Officials were scheduled to announce Tuesday in Tokyo that Texas Instruments has tested a new and advanced chipset with Japan's NTT DoCoMo Inc. and expects phones with the new component to be on the Japanese market next year.
Analysts who were briefed by Texas Instruments said the new chipset, which combines a modem with an applications processor, was designed to improve the video performance of advanced phones. But they said it was too early to say whether the new product would vault Texas Instruments ahead of competitors that include Intel Corp., Renesas Technology Corp., Freescale Semiconductor Inc. and the semiconductor unit of Royal Philips Electronics N.V.
At the other end of the third-generation market, Texas Instruments was set to announce that it is testing a new processor designed to boost video performance and support cutting-edge phone functions such as 30 frames per second digital video and 3D gaming at a lower cost than previous chips. "The real significance is at the low end," said John Jackson, an analyst with the technology research firm Yankee Group. "Broad 3G adoption, especially in Europe, has been slowed by a lack of mainstream phones. TI is using its prowess as a fabricator to enable these phones to get into more mainstream price points - more bang, less buck."
Avner Goren, Texas Instruments' director of marketing for cellular systems, said the company's early approach to the high-end phone market was to build relationships with a few leading manufacturers, such as Nokia Corp. and Ericsson Inc. Now it is going after the mass market.
"We need to build a standard chipset that removes some barriers of entry for other players to enter the 3G marketplace," Goren said. He estimated that the company's new mid-market chip could be 10 percent to 30 percent cheaper than similar parts now in use.
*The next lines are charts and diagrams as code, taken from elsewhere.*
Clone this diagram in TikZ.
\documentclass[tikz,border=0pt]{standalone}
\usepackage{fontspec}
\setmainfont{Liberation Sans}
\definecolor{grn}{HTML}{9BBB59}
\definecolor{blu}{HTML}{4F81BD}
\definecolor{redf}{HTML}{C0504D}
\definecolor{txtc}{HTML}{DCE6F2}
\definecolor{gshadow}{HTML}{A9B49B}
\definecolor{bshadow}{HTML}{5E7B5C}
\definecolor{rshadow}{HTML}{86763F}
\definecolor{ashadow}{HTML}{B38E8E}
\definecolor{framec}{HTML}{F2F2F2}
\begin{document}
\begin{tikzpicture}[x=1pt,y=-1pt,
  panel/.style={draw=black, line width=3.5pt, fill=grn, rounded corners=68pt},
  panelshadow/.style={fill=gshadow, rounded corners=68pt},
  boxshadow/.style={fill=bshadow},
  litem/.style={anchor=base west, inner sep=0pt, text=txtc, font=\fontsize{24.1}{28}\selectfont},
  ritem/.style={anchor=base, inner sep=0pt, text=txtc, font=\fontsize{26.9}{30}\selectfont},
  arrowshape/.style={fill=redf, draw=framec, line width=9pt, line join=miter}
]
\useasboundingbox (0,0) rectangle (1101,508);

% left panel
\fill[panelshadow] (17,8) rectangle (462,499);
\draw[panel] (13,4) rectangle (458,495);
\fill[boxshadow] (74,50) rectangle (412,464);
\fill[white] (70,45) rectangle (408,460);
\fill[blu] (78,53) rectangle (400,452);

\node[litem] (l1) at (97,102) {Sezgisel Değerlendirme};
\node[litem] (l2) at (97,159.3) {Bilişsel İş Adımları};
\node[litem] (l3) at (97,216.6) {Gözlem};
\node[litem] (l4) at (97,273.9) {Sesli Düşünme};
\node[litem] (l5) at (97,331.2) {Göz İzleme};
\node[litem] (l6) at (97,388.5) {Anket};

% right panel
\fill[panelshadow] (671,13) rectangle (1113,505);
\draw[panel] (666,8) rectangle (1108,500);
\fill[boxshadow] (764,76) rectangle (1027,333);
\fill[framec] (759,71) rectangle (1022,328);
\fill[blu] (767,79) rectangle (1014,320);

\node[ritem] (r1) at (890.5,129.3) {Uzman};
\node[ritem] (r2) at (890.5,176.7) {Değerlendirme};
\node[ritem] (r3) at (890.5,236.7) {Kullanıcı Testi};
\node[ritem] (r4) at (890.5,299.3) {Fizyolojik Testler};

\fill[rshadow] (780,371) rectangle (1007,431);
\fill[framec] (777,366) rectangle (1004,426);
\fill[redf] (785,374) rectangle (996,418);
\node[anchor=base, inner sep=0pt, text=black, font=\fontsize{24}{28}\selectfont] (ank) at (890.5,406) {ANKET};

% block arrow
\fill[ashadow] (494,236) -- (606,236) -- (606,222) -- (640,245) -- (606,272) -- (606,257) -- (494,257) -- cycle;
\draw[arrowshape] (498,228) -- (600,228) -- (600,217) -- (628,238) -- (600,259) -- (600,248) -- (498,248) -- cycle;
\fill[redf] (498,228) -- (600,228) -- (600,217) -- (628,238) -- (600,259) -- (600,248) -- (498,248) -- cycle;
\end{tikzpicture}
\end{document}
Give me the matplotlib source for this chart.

Dallas-based Texas Instruments has been waiting a long time for the promise of higher revenue and profits from making processors for third-generation phones. Research firms such as International Data Corp. and Forward Concepts rank the company first in sales of several types of chips used in cell phones, such as application processors. The company, which has been helped by a close alliance with Nokia, claims that its chips are in more than half the wireless phones sold in the world.
Texas Instruments officials say their revenue from next-generation phone components this year is already more than $600 million. Goren said TI expects sales to top $1 billion next year - still a small but growing portion of the company's total revenue, which was $12.58 billion last year.
Shares of Texas Instruments fell 16 cents, to close at $32 in trading Monday on the New York Stock Exchange, on the high side of their 52-week range between $20.70 and $34.68.